-- What is expected --
Repeat exactly the lines running from the first line of the data to the line containing "import * as", both ends included, and nothing else; drop the pictures.

** Start of Data shown **

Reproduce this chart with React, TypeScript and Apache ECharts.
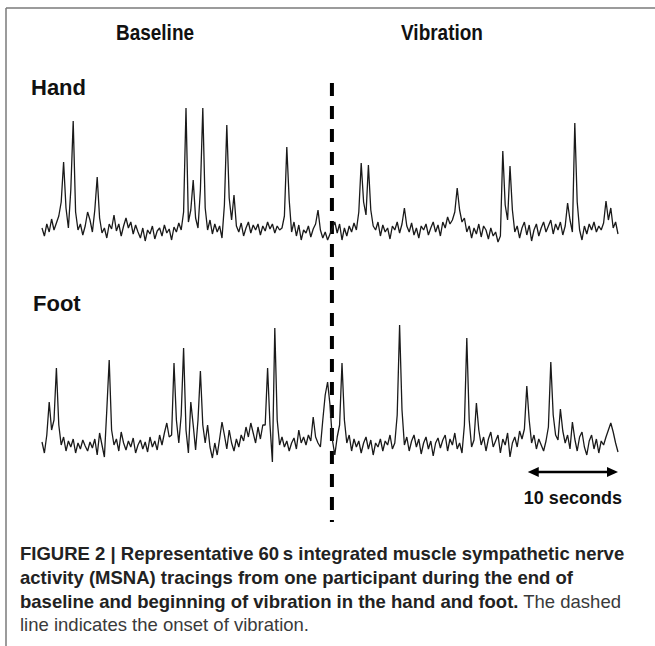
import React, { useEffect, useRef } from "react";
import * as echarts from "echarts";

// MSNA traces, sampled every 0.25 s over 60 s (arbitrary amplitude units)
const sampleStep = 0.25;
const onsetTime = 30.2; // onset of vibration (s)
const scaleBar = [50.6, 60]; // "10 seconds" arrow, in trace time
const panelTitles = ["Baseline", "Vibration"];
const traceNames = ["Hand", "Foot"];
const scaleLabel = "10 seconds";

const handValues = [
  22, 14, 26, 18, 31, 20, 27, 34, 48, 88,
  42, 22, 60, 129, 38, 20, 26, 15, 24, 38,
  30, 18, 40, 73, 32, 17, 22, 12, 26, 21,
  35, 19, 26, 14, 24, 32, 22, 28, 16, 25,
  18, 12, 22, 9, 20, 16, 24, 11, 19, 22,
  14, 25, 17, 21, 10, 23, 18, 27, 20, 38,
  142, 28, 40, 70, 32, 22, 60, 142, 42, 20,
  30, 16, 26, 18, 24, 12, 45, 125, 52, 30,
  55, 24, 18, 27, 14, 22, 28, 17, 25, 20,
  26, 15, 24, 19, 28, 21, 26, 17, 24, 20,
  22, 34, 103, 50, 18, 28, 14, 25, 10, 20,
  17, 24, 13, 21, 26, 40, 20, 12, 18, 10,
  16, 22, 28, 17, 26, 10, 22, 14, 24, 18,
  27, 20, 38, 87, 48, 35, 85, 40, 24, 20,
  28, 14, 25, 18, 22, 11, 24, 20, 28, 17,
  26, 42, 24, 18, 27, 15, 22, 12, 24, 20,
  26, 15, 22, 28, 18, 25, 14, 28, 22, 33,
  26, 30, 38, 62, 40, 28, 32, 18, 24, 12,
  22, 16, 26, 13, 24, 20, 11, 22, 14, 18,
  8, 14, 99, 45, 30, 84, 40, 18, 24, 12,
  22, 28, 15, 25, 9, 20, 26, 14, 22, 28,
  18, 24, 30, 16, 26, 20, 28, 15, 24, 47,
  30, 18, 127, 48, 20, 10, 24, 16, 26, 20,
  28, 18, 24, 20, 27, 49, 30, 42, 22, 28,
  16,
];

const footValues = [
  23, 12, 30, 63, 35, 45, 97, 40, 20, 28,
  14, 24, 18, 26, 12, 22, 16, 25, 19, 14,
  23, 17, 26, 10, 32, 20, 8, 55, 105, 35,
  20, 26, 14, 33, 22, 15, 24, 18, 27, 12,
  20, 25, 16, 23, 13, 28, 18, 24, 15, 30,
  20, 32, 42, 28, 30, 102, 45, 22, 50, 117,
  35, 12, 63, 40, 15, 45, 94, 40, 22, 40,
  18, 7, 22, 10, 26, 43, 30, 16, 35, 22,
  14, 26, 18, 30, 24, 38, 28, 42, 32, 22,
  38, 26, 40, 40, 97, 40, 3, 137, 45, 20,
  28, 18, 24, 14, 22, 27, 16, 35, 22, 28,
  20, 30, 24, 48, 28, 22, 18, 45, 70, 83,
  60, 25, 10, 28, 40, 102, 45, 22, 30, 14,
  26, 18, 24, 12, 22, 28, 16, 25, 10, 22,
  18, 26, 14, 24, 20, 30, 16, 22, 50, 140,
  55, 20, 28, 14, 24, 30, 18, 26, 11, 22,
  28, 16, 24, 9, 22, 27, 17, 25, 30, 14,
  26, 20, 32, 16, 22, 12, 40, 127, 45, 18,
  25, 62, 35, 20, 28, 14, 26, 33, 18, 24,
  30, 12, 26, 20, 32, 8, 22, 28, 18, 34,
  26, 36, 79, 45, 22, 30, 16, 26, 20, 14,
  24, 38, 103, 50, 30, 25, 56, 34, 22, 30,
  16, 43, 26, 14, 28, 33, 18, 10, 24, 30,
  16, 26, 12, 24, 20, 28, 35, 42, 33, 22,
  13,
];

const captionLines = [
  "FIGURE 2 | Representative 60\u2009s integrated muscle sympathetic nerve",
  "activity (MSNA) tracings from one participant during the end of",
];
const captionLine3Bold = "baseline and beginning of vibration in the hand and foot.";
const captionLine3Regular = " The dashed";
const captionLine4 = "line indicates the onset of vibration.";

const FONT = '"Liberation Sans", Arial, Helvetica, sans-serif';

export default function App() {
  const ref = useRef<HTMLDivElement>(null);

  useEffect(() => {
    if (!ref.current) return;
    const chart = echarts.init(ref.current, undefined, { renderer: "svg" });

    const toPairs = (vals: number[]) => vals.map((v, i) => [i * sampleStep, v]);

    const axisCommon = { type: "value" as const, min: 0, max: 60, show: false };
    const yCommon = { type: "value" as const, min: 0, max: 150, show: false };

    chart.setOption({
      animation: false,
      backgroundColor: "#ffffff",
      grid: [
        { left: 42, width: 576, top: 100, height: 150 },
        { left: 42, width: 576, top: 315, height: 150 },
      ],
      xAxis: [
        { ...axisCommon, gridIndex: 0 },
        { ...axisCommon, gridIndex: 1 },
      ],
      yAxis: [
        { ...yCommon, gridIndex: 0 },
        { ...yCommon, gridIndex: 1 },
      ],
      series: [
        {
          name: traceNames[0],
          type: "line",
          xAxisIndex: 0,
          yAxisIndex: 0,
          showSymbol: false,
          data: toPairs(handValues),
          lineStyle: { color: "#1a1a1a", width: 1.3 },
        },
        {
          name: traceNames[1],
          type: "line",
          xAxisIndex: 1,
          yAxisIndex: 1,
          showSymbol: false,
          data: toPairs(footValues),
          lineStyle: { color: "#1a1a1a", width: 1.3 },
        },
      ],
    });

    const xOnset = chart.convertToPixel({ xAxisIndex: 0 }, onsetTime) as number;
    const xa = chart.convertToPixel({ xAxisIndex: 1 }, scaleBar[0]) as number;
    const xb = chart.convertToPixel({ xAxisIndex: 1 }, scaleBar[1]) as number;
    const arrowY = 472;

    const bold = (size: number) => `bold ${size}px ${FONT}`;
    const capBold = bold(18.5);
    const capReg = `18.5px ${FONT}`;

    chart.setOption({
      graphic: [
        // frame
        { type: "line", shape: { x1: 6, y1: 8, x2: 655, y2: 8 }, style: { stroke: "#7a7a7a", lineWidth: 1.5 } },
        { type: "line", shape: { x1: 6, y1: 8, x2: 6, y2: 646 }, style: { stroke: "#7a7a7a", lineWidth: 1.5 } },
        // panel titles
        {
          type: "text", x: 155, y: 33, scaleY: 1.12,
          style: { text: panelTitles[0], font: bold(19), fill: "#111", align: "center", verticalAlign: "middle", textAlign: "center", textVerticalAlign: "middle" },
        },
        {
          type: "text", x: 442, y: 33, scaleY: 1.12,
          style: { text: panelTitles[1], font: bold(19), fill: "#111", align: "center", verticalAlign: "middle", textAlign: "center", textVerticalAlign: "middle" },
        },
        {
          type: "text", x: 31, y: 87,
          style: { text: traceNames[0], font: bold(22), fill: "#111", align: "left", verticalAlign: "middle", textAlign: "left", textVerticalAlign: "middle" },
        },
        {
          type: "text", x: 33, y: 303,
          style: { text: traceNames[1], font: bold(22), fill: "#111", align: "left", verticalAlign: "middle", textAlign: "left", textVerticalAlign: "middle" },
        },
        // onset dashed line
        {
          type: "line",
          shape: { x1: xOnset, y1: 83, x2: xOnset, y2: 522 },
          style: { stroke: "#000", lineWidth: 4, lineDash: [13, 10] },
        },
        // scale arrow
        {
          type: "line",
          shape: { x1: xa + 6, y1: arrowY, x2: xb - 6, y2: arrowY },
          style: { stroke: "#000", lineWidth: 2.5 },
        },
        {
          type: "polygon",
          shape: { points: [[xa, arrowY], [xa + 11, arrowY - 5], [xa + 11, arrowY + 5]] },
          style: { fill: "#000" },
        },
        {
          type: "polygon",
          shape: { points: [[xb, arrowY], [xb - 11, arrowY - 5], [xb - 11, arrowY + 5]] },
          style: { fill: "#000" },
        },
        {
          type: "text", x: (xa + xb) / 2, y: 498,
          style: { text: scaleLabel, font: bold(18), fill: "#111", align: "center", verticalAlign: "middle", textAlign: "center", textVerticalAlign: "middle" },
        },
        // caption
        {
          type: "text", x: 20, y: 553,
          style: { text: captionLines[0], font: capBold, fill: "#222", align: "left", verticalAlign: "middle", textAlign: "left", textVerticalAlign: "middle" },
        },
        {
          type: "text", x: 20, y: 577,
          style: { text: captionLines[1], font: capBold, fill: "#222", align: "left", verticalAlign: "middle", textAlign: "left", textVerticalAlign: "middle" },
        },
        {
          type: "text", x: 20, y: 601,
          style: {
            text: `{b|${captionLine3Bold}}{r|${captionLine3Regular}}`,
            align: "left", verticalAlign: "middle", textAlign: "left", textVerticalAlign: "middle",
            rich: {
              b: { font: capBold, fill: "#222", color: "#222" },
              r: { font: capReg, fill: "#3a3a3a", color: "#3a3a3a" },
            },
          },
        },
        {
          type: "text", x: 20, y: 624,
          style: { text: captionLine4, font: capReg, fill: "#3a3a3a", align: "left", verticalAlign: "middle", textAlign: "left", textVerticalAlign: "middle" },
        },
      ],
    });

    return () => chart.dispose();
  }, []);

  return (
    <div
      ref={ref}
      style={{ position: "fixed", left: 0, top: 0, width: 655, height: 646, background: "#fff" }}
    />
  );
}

** End of Data shown **

-- Expected answer --
Reproduce this chart with React, TypeScript and Apache ECharts.
import React, { useEffect, useRef } from "react";
import * as echarts from "echarts";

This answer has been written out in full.